## DESCRIPTION OF THE TASK
Copy the records below exactly, omitting any pictures they contain.

## GIVEN DATA
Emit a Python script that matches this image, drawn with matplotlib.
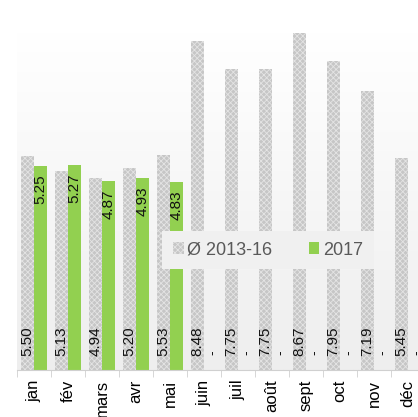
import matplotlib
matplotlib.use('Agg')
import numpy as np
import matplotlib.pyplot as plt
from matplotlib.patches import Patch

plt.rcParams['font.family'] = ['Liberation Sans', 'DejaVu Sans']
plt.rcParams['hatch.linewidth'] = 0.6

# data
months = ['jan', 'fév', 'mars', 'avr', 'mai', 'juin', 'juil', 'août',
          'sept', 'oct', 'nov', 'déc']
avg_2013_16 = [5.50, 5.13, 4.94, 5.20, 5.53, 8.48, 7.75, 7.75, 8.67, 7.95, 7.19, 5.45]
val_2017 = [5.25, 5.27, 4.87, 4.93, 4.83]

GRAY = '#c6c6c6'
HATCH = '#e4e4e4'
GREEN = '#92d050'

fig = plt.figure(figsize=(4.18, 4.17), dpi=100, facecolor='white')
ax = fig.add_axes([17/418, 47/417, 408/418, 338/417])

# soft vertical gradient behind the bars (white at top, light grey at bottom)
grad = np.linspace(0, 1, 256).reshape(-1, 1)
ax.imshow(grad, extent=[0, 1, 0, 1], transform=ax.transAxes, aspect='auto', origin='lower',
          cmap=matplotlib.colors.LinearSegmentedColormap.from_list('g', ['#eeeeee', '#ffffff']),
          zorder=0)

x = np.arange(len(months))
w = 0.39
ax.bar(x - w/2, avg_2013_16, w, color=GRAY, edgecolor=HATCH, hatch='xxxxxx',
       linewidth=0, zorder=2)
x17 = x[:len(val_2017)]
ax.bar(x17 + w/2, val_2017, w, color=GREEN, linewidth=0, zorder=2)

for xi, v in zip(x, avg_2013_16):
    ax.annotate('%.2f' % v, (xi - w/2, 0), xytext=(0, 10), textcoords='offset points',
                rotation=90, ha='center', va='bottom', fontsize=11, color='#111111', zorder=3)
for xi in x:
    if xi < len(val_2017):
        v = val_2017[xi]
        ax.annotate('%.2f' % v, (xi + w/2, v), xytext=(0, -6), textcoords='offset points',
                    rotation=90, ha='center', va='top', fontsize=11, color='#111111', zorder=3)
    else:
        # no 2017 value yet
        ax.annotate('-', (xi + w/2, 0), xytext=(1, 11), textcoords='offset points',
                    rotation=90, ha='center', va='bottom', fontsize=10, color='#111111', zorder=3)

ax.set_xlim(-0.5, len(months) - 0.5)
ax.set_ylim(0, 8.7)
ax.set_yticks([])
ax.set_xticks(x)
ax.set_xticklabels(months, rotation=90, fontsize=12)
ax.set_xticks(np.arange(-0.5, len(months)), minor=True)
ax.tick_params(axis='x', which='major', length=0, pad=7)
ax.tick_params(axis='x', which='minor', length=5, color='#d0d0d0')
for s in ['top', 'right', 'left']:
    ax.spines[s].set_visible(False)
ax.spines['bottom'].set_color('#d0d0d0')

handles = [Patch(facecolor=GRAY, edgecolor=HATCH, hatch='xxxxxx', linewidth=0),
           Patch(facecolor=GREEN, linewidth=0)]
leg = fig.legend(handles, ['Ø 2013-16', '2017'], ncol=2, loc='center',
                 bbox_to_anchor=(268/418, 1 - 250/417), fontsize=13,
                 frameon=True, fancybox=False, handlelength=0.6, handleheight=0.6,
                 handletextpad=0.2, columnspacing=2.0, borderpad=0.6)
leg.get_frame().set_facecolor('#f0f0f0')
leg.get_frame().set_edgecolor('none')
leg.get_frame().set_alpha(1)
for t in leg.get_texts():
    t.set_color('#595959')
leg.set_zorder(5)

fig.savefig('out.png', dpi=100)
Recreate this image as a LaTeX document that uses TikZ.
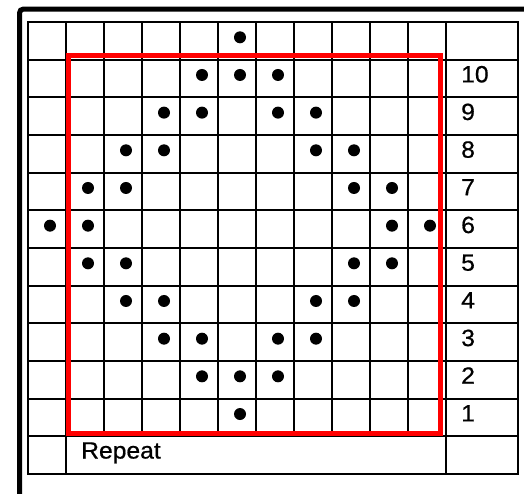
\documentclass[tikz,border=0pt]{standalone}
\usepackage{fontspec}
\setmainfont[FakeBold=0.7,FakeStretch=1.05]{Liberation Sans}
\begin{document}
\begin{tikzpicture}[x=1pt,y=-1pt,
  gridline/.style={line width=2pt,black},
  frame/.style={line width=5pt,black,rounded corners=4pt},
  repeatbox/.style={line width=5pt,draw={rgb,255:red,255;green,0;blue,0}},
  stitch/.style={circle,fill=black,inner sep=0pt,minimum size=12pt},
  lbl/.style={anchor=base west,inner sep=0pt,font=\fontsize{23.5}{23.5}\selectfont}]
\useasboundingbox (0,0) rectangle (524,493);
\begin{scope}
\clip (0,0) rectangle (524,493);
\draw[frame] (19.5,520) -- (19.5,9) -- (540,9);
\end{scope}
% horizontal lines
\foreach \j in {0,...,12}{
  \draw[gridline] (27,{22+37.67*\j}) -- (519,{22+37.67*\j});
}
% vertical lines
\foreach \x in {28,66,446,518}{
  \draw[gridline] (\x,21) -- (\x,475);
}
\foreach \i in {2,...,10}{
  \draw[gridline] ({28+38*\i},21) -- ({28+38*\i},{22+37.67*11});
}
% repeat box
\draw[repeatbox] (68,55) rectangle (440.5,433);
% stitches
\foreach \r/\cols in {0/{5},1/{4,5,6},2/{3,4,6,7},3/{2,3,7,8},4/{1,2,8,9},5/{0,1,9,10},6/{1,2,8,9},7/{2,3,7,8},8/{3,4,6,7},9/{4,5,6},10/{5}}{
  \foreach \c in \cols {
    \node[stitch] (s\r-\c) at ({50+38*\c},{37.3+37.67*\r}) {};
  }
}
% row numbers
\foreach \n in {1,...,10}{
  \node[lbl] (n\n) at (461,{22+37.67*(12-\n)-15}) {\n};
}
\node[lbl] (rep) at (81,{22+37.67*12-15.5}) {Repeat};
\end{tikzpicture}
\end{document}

## TASK ANSWER
Emit a Python script that matches this image, drawn with matplotlib.
import matplotlib
matplotlib.use('Agg')
import numpy as np
import matplotlib.pyplot as plt
from matplotlib.patches import Patch

plt.rcParams['font.family'] = ['Liberation Sans', 'DejaVu Sans']
plt.rcParams['hatch.linewidth'] = 0.6

# data
months = ['jan', 'fév', 'mars', 'avr', 'mai', 'juin', 'juil', 'août',
          'sept', 'oct', 'nov', 'déc']
avg_2013_16 = [5.50, 5.13, 4.94, 5.20, 5.53, 8.48, 7.75, 7.75, 8.67, 7.95, 7.19, 5.45]
val_2017 = [5.25, 5.27, 4.87, 4.93, 4.83]

GRAY = '#c6c6c6'
HATCH = '#e4e4e4'
GREEN = '#92d050'

fig = plt.figure(figsize=(4.18, 4.17), dpi=100, facecolor='white')
ax = fig.add_axes([17/418, 47/417, 408/418, 338/417])

# soft vertical gradient behind the bars (white at top, light grey at bottom)
grad = np.linspace(0, 1, 256).reshape(-1, 1)
ax.imshow(grad, extent=[0, 1, 0, 1], transform=ax.transAxes, aspect='auto', origin='lower',
          cmap=matplotlib.colors.LinearSegmentedColormap.from_list('g', ['#eeeeee', '#ffffff']),
          zorder=0)

x = np.arange(len(months))
w = 0.39
ax.bar(x - w/2, avg_2013_16, w, color=GRAY, edgecolor=HATCH, hatch='xxxxxx',
       linewidth=0, zorder=2)
x17 = x[:len(val_2017)]
ax.bar(x17 + w/2, val_2017, w, color=GREEN, linewidth=0, zorder=2)

for xi, v in zip(x, avg_2013_16):
    ax.annotate('%.2f' % v, (xi - w/2, 0), xytext=(0, 10), textcoords='offset points',
                rotation=90, ha='center', va='bottom', fontsize=11, color='#111111', zorder=3)
for xi in x:
    if xi < len(val_2017):
        v = val_2017[xi]
        ax.annotate('%.2f' % v, (xi + w/2, v), xytext=(0, -6), textcoords='offset points',
                    rotation=90, ha='center', va='top', fontsize=11, color='#111111', zorder=3)
    else:
        # no 2017 value yet
        ax.annotate('-', (xi + w/2, 0), xytext=(1, 11), textcoords='offset points',
                    rotation=90, ha='center', va='bottom', fontsize=10, color='#111111', zorder=3)

ax.set_xlim(-0.5, len(months) - 0.5)
ax.set_ylim(0, 8.7)
ax.set_yticks([])
ax.set_xticks(x)
ax.set_xticklabels(months, rotation=90, fontsize=12)
ax.set_xticks(np.arange(-0.5, len(months)), minor=True)
ax.tick_params(axis='x', which='major', length=0, pad=7)
ax.tick_params(axis='x', which='minor', length=5, color='#d0d0d0')
for s in ['top', 'right', 'left']:
    ax.spines[s].set_visible(False)
ax.spines['bottom'].set_color('#d0d0d0')

handles = [Patch(facecolor=GRAY, edgecolor=HATCH, hatch='xxxxxx', linewidth=0),
           Patch(facecolor=GREEN, linewidth=0)]
leg = fig.legend(handles, ['Ø 2013-16', '2017'], ncol=2, loc='center',
                 bbox_to_anchor=(268/418, 1 - 250/417), fontsize=13,
                 frameon=True, fancybox=False, handlelength=0.6, handleheight=0.6,
                 handletextpad=0.2, columnspacing=2.0, borderpad=0.6)
leg.get_frame().set_facecolor('#f0f0f0')
leg.get_frame().set_edgecolor('none')
leg.get_frame().set_alpha(1)
for t in leg.get_texts():
    t.set_color('#595959')
leg.set_zorder(5)

fig.savefig('out.png', dpi=100)
Recreate this image as a LaTeX document that uses TikZ.
\documentclass[tikz,border=0pt]{standalone}
\usepackage{fontspec}
\setmainfont[FakeBold=0.7,FakeStretch=1.05]{Liberation Sans}
\begin{document}
\begin{tikzpicture}[x=1pt,y=-1pt,
  gridline/.style={line width=2pt,black},
  frame/.style={line width=5pt,black,rounded corners=4pt},
  repeatbox/.style={line width=5pt,draw={rgb,255:red,255;green,0;blue,0}},
  stitch/.style={circle,fill=black,inner sep=0pt,minimum size=12pt},
  lbl/.style={anchor=base west,inner sep=0pt,font=\fontsize{23.5}{23.5}\selectfont}]
\useasboundingbox (0,0) rectangle (524,493);
\begin{scope}
\clip (0,0) rectangle (524,493);
\draw[frame] (19.5,520) -- (19.5,9) -- (540,9);
\end{scope}
% horizontal lines
\foreach \j in {0,...,12}{
  \draw[gridline] (27,{22+37.67*\j}) -- (519,{22+37.67*\j});
}
% vertical lines
\foreach \x in {28,66,446,518}{
  \draw[gridline] (\x,21) -- (\x,475);
}
\foreach \i in {2,...,10}{
  \draw[gridline] ({28+38*\i},21) -- ({28+38*\i},{22+37.67*11});
}
% repeat box
\draw[repeatbox] (68,55) rectangle (440.5,433);
% stitches
\foreach \r/\cols in {0/{5},1/{4,5,6},2/{3,4,6,7},3/{2,3,7,8},4/{1,2,8,9},5/{0,1,9,10},6/{1,2,8,9},7/{2,3,7,8},8/{3,4,6,7},9/{4,5,6},10/{5}}{
  \foreach \c in \cols {
    \node[stitch] (s\r-\c) at ({50+38*\c},{37.3+37.67*\r}) {};
  }
}
% row numbers
\foreach \n in {1,...,10}{
  \node[lbl] (n\n) at (461,{22+37.67*(12-\n)-15}) {\n};
}
\node[lbl] (rep) at (81,{22+37.67*12-15.5}) {Repeat};
\end{tikzpicture}
\end{document}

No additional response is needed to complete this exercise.